Wednesday, June 26, 2013
Isaiah 7:4-9 assorted:
be careful, keep calm & don't be afraid. do not lose heart...because of fierce anger...plotted ruin... IT WILL NOT TAKE PLACE. IT WILL NOT HAPPEN. they will be too shattered to be a people. IF YOU DO NOT STAND FIRM IN YOUR FAITH, YOU WILL NOT STAND AT ALL. wow. i said. wow.
12:1-6 "you will say in that day, i will give thanks to you , O Lord, for though you were angry w/me, your anger turned away that you might comfort me; behold, God is my salvation. i will trust and will not be afraid; for the Lord God is my strength and song. he has become my salvation. with joy you will draw waters from the wells of salvation and you will say in that day: Give thanks to the Lord, call upon his name, make known his deeds amongst the peoples. proclaim that his name is exalted! sing praises to the Lord for he has done gloriously. let this be made known to all the earth shout and sing for joy all the earth, o inhabitants of Zion, for great in your midst is the Holy One!
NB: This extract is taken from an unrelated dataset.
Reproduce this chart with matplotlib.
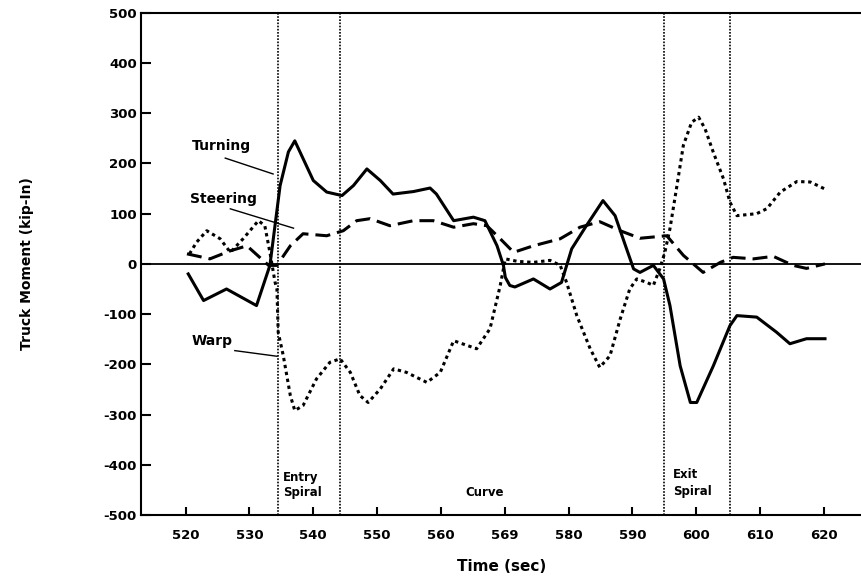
import matplotlib.pyplot as plt

plt.rcParams['font.family'] = ['DejaVu Sans']
plt.rcParams['font.weight'] = 'bold'
plt.rcParams['axes.labelweight'] = 'bold'
plt.rcParams['axes.unicode_minus'] = False

# Turning moment (solid)
turn_t = [520.4, 522.8, 526.4, 531.1, 533.2, 534.8, 536.1, 537.1, 540.0, 542.1, 544.5,
          546.3, 548.4, 550.5, 552.5, 555.7, 558.3, 559.3, 562.0, 565.1, 566.9, 568.8,
          569.8, 570.1, 570.8, 571.6, 574.5, 577.1, 578.9, 580.5, 582.8, 585.4, 587.3,
          589.1, 590.2, 591.2, 593.3, 594.9, 595.9, 597.5, 599.1, 600.1, 602.7, 605.3,
          606.4, 609.5, 612.6, 614.7, 617.3, 620.2]
turn_m = [-20, -73, -50, -83, -3, 156, 223, 245, 166, 143, 136,
          156, 189, 166, 139, 144, 151, 139, 86, 93, 86, 36,
          -3, -27, -43, -46, -30, -50, -37, 30, 76, 126, 96,
          30, -10, -17, -3, -30, -83, -203, -276, -276, -203, -123,
          -103, -106, -136, -159, -149, -149]

# Steering moment (long dash)
steer_t = [520.2, 523.8, 527.0, 529.6, 533.0, 534.3, 536.4, 538.4, 542.1, 544.7, 546.8,
           548.9, 552.0, 555.7, 558.8, 562.0, 565.1, 567.2, 569.3, 571.4, 574.5, 578.7,
           581.8, 584.9, 588.1, 591.2, 595.4, 598.0, 601.1, 603.8, 605.8, 609.0, 612.1,
           615.2, 617.3, 620.2]
steer_m = [20, 10, 26, 36, -3, -3, 36, 60, 56, 66, 86,
           90, 76, 86, 86, 73, 80, 76, 50, 23, 36, 50,
           73, 84, 66, 51, 56, 17, -17, 3, 13, 10, 15,
           -3, -9, 0]

# Warp moment (dotted)
warp_t = [520.6, 521.7, 523.3, 525.4, 527.0, 529.0, 531.4, 532.4, 533.2, 534.0, 534.3,
          534.5, 535.3, 536.4, 537.1, 538.4, 540.5, 542.6, 544.2, 545.8, 547.3, 548.6,
          550.5, 552.6, 554.6, 557.8, 559.9, 562.0, 565.6, 567.7, 569.3, 570.1, 572.0,
          574.5, 577.1, 578.7, 579.7, 581.3, 583.4, 584.9, 586.5, 588.1, 589.6, 590.7,
          592.3, 593.3, 594.3, 595.1, 595.9, 597.0, 598.0, 599.3, 600.4, 601.4, 602.7,
          604.3, 605.3, 606.4, 609.5, 611.1, 613.2, 615.8, 617.9, 620.2]
warp_m = [20, 43, 66, 50, 23, 50, 86, 76, 23, -36, -50,
          -136, -183, -262, -292, -282, -229, -196, -189, -216, -262, -276,
          -249, -209, -216, -236, -216, -153, -169, -129, -43, 10, 5,
          3, 7, -3, -37, -103, -169, -206, -183, -110, -50, -30,
          -37, -43, -10, 23, 70, 156, 236, 282, 292, 269, 222,
          169, 123, 96, 100, 110, 143, 164, 163, 149]

x_ticks = [520, 530, 540, 550, 560, 570, 580, 590, 600, 610, 620]
x_labels = ['520', '530', '540', '550', '560', '569', '580', '590', '600', '610', '620']
y_ticks = [500, 400, 300, 200, 100, 0, -100, -200, -300, -400, -500]

# section boundaries (entry spiral, curve, exit spiral)
bounds = [534.4, 544.2, 595.0, 605.3]

fig = plt.figure(figsize=(8.62, 5.82), dpi=100)
ax = fig.add_axes([0.1636, 0.1151, 0.8364, 0.8630])

ax.axhline(0, color='black', lw=1.3)
for b in bounds:
    ax.axvline(b, color='black', lw=1.2, dashes=(1.0, 0.9))

ax.plot(turn_t, turn_m, color='black', lw=2.2, solid_joinstyle='round')
ax.plot(steer_t, steer_m, color='black', lw=2.2, dashes=(4.9, 2.3))
ax.plot(warp_t, warp_m, color='black', lw=2.2, dashes=(1.1, 1.2))

ax.set_xlim(513.0, 626.0)
ax.set_ylim(-500, 500)
ax.set_xticks(x_ticks)
ax.set_xticklabels(x_labels)
ax.set_yticks(y_ticks)
ax.tick_params(direction='in', width=1.5, labelsize=9.5)
ax.tick_params(axis='y', length=7, pad=3)
ax.tick_params(axis='x', length=5.5, pad=10)
for s in ['left', 'bottom', 'top']:
    ax.spines[s].set_linewidth(1.5)
ax.spines['right'].set_visible(False)

ax.set_xlabel('Time (sec)', fontsize=11, labelpad=12)
ax.set_ylabel('Truck Moment (kip-In)', fontsize=10, labelpad=50)

# curve name labels with leader lines
ax.text(520.9, 235.6, 'Turning', fontsize=10, va='center')
ax.plot([526.2, 533.7], [210.6, 179.0], color='black', lw=1.0)
ax.text(520.7, 129.5, 'Steering', fontsize=10, va='center')
ax.plot([527.0, 536.9], [109.6, 71.1], color='black', lw=1.0)
ax.text(520.9, -152.8, 'Warp', fontsize=10, va='center')
ax.plot([527.7, 534.3], [-172.7, -183.9], color='black', lw=1.0)

ax.text(535.3, -440, 'Entry\nSpiral', fontsize=8.5, va='center', linespacing=1.2)
ax.text(566.9, -455, 'Curve', fontsize=8.5, ha='center', va='center')
ax.text(596.4, -436, 'Exit\nSpiral', fontsize=8.5, va='center', linespacing=1.4)

fig.savefig('out.png', dpi=100)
this is the calming part. the high drama of Amos is the steroids reacting, i felt, & feel. but a warning. how much am i starting to attach to STUFF and not God? how much am i going through these motions? but calm down. stay right. stand firm. stop freaking out. i have lots to be stress-filled about. lots of STUFF going on. God distracting, aimless, who cares, don't have to be in that drama so why am i in it STUFF. focus on God. i am so scared that i will blow it. when i feel a ribbon of hope in one situation, i feel ripped by another situation. and i see it is Satan. and i see that what God gives me, is all contingent on how i take care of, handle what he gives me. SOME OF THIS WAS NEVER MY JOB TO TAKE ON. GIVE IT TO WHO HE ORDERED TO GIVE IT TO. BREATHE. LET IT GO.
I ended w/Isaiah 17:10-11: "for you have forgotten the God of your salvation and have not remembered the Rock of your refuge; therefore you plant pleasant plants and sow the vine branch of a stranger, though you make them grow on the day you plant them, and make them blosson on the day you sow. yet the harvest will flee away in a day of grief and incurable pain. "
i have had that pain. i think i was given the last verse to read AFTER the stay calm part, to remind me of when i have done something to attempt to MAKE God bend to my will, and it seemed to be going great, and i was filled with incredible happiness. and it was all a sham. because it was not from God. those incidents where i tried to control God, NEVER worked out well. and i understand: "incurable pain"... i truly do. and i realized how incredibly stupid i had been to try to get others to believe that my way was better than God's way--or/and that God was really for what i was doing, when we all knew that was never ever true from the get go.
i have gotten 2nd and 3rd chances. i am profoundly fearful i will make the same mistakes. i don't want to. i want to do whatever it takes, however it takes, to let God lead this one. to NOT mess this up!!
this is my 3rd and final saga. sorry too long. the points were: calm down. obey God. the rest will fall into place. never forget God, and what he does for me.